Hergé’s episodic plot seems ideally suited to jumping over the space between panels, leaping the gutters without regard for narrative structure much as Eliot shifts from voices, to Sanskrit, to noises, to myth in The Waste Land without the traditional markers of formal narrative development. At the same time, the props that keep the journey in the story moving are technological. He journeys not by horse (he tries to, but the horse throws him off), or by sled, but by cars, a train, a boat, a diving suit, and a plane. For all its failings, the Soviet state is not bereft of the technological (and mechanical) marvels that supposedly instigate the fractured environment in which modernism situates itself; the fractured environment in which experiences seem to be other worldly, perception thrown out of whack, certainties uncertain.
In fact, the dominate metaphor of Tintin’s exploration—and I use that term “exploration” lightly—is a commentary about how technologies offer a way out of the “other world”; a way of escaping a strange, perceptively different, world.

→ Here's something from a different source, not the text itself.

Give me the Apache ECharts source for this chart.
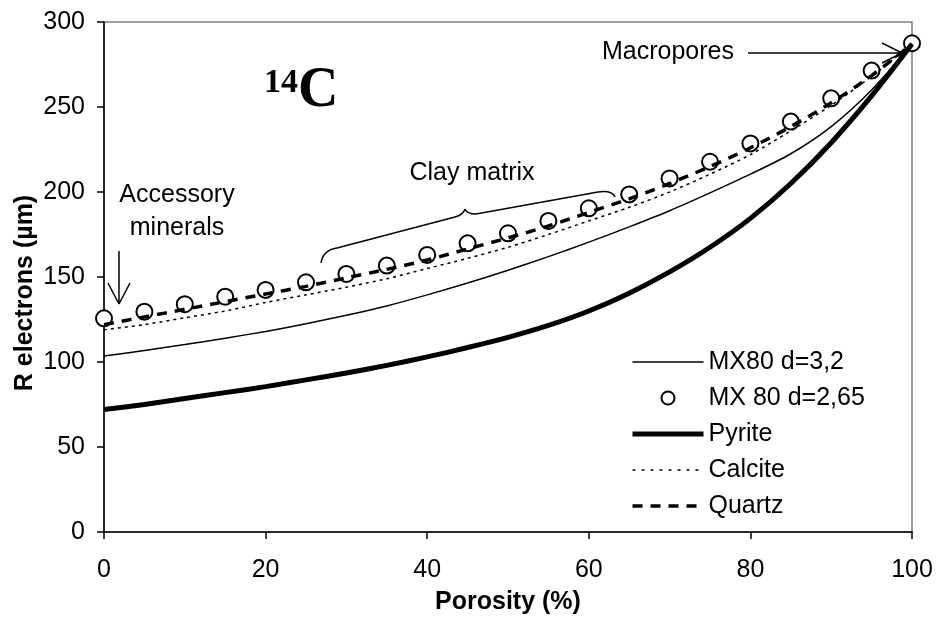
<!DOCTYPE html>
<html>
<head>
<meta charset="utf-8">
<script src="https://cdn.jsdelivr.net/npm/echarts@6/dist/echarts.min.js"></script>
<style>
  html, body { margin: 0; padding: 0; background: #fff; }
  #chart { width: 937px; height: 621px; }
</style>
</head>
<body>
<div id="chart"></div>
<script>
// porosity (%) sampled every 5
const porosity = [0, 5, 10, 15, 20, 25, 30, 35, 40, 45, 50, 55, 60, 65, 70, 75, 80, 85, 90, 95, 100]

// R electrons (µm)
const mx80d32 = [103.5, 106.8, 110.3, 114, 118, 122.5, 127.5, 133, 139.5, 146.5, 154, 162, 170.5, 179.5, 189, 199.5, 210.5, 222.5, 238.5, 260, 287]
const mx80d265 = [125.7, 129.6, 134, 138.4, 142.4, 146.9, 151.8, 156.7, 163, 169.8, 175.7, 183, 190.4, 198.6, 208, 217.8, 228.6, 241.4, 255.1, 271.4, 287.5]
const pyrite = [72, 75, 78.5, 82, 85.5, 89.5, 93.5, 98, 103, 108.5, 114.5, 121.5, 130, 140.5, 153, 167.5, 184.5, 205, 229, 256.5, 287]
const calcite = [119, 122, 126, 130, 135, 139.5, 144, 149, 155, 161, 167.5, 175, 183, 191, 200, 210.5, 222, 236, 251, 268, 287]
const quartz = [122, 126.5, 131, 135.5, 140, 144.5, 149.5, 154.5, 160, 166.5, 173, 180, 188, 196, 205, 215, 226, 238.5, 252.5, 268.5, 287]

const seriesNames = ['MX80 d=3,2', 'MX 80 d=2,65', 'Pyrite', 'Calcite', 'Quartz']

const xTicks = [0, 20, 40, 60, 80, 100]
const yTicks = [0, 50, 100, 150, 200, 250, 300]

const font = 'Liberation Sans, Arial, sans-serif'

function pairs(ys) {
  return porosity.map((x, i) => [x, ys[i]])
}

const ink = { stroke: '#000', lineWidth: 1.5, fill: null }

function seg(x1, y1, x2, y2) {
  return { type: 'line', shape: { x1: x1, y1: y1, x2: x2, y2: y2 }, style: ink }
}
function curve(x1, y1, cx, cy, x2, y2) {
  return { type: 'bezierCurve', shape: { x1: x1, y1: y1, cpx1: cx, cpy1: cy, x2: x2, y2: y2 }, style: ink }
}

// legend entries: hide the symbol dot on line entries, keep line widths
const noDot = { opacity: 0 }
const legendData = [
  { name: seriesNames[0], itemStyle: noDot, lineStyle: { width: 1.5 } },
  { name: seriesNames[1] },
  { name: seriesNames[2], itemStyle: noDot, lineStyle: { width: 5 } },
  { name: seriesNames[3], itemStyle: noDot, lineStyle: { width: 1.5, type: [3, 6] } },
  { name: seriesNames[4], itemStyle: noDot, lineStyle: { width: 3.5, type: [10, 8] } }
]

const chart = echarts.init(document.getElementById('chart'), null, { renderer: 'canvas' })

chart.setOption({
  animation: false,
  backgroundColor: '#fff',
  grid: {
    left: 104,
    right: 25,
    top: 22,
    bottom: 89,
    show: true,
    borderColor: '#808080',
    borderWidth: 1.5
  },
  legend: {
    orient: 'vertical',
    left: 625,
    top: 344,
    itemWidth: 71,
    itemHeight: 13,
    itemGap: 10,
    data: legendData,
    textStyle: {
      fontFamily: font,
      fontSize: 25,
      lineHeight: 26,
      color: '#000'
    }
  },
  xAxis: {
    type: 'value',
    min: xTicks[0],
    max: xTicks[xTicks.length - 1],
    interval: 20,
    name: 'Porosity (%)',
    nameLocation: 'middle',
    nameGap: 58,
    nameTextStyle: { fontFamily: font, fontSize: 25, fontWeight: 'bold', color: '#000' },
    axisLine: { lineStyle: { color: '#000', width: 1.5 } },
    axisTick: { inside: false, length: 7, lineStyle: { color: '#000', width: 1.5 } },
    axisLabel: { margin: 26, fontFamily: font, fontSize: 25, color: '#000' },
    splitLine: { show: false }
  },
  yAxis: {
    type: 'value',
    min: yTicks[0],
    max: yTicks[yTicks.length - 1],
    interval: 50,
    axisLine: { show: true, lineStyle: { color: '#000', width: 1.5 } },
    axisTick: { show: true, inside: false, length: 7, lineStyle: { color: '#000', width: 1.5 } },
    axisLabel: { margin: 19, fontFamily: font, fontSize: 25, color: '#000' },
    splitLine: { show: false }
  },
  series: [
    {
      name: seriesNames[0],
      type: 'line',
      data: pairs(mx80d32),
      smooth: 0.3,
      symbol: 'none',
      color: '#000',
      lineStyle: { color: '#000', width: 1.5 }
    },
    {
      name: seriesNames[1],
      type: 'scatter',
      data: pairs(mx80d265),
      symbol: 'emptyCircle',
      symbolSize: 16,
      itemStyle: { color: '#000', borderColor: '#000', borderWidth: 1.6, opacity: 1 }
    },
    {
      name: seriesNames[2],
      type: 'line',
      data: pairs(pyrite),
      smooth: 0.3,
      symbol: 'none',
      color: '#000',
      lineStyle: { color: '#000', width: 5 }
    },
    {
      name: seriesNames[3],
      type: 'line',
      data: pairs(calcite),
      smooth: 0.3,
      symbol: 'none',
      color: '#000',
      lineStyle: { color: '#000', width: 1.5, type: [3, 4] }
    },
    {
      name: seriesNames[4],
      type: 'line',
      data: pairs(quartz),
      smooth: 0.3,
      symbol: 'none',
      color: '#000',
      lineStyle: { color: '#000', width: 3.5, type: [10, 8] }
    }
  ],
  graphic: [
    // y axis title
    {
      type: 'text',
      x: 25,
      y: 293,
      rotation: Math.PI / 2,
      style: {
        text: 'R electrons (µm)',
        font: 'bold 25px ' + font,
        fill: '#000',
        align: 'center',
        verticalAlign: 'middle'
      }
    },
    // 14C label
    {
      type: 'text',
      x: 264,
      y: 83,
      style: {
        text: '14',
        font: 'bold 34px Liberation Serif, Times New Roman, serif',
        fill: '#000',
        align: 'left',
        verticalAlign: 'middle'
      }
    },
    {
      type: 'text',
      x: 298,
      y: 92,
      style: {
        text: 'C',
        font: 'bold 56px Liberation Serif, Times New Roman, serif',
        fill: '#000',
        align: 'left',
        verticalAlign: 'middle'
      }
    },
    // accessory minerals
    {
      type: 'text',
      x: 177,
      y: 212,
      style: {
        text: 'Accessory\nminerals',
        font: '25px ' + font,
        lineHeight: 33,
        fill: '#000',
        align: 'center',
        verticalAlign: 'middle'
      }
    },
    seg(119, 251, 119, 304),
    seg(108, 283, 119, 304),
    seg(130, 283, 119, 304),
    // clay matrix
    {
      type: 'text',
      x: 472,
      y: 173,
      style: {
        text: 'Clay matrix',
        font: '25px ' + font,
        fill: '#000',
        align: 'center',
        verticalAlign: 'middle'
      }
    },
    curve(321, 263, 323, 250, 337, 248),
    seg(337, 248, 455, 217),
    curve(455, 217, 463, 215, 465, 209),
    curve(465, 209, 467, 214, 476, 214),
    seg(476, 214, 598, 192),
    curve(598, 192, 612, 190, 615, 197),
    // macropores
    {
      type: 'text',
      x: 602,
      y: 52,
      style: {
        text: 'Macropores',
        font: '25px ' + font,
        fill: '#000',
        align: 'left',
        verticalAlign: 'middle'
      }
    },
    seg(748, 53, 902, 53),
    seg(882, 43, 902, 53),
    seg(882, 63, 902, 53)
  ]
})
</script>
</body>
</html>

It even suggests that some of the technological marvels of mass production (with their constantly leaky petrol) and endless productivity may well be a sham—it wasn’t only the Soviets selling the idea of infinite progress in 1929.
Perhaps the most optimistic takeaway from Tintin in the Land of the Soviets is that serendipity is always present—there is always a plan, it just hasn’t been discovered yet. Nothing is actually haphazard, it just appears that way. Tintin, introduced as he is for the first time in this comic sequence foregrounding his encounter with the Soviet state, is the quintessential modern figure: satiric, adventurous, mechanically inclined. Above all, however, he never thinks too much about reconciling his current perceptions with traditional perceptions. He simply pushes forward, recovering, discovering, existing in the serendipity of the moment in which he finds himself. Through it all, Tintin offers what is perhaps the most salient comment about locating oneself in the constantly shifting, fractured, environment of the early twentieth century: “here I am.”
Work Cited
Hergé. Tintin in the Land of the Soviets. Trans: Leslie Lonsdale-Cooper and Michael Turner. London: Methuen, 1991. Print.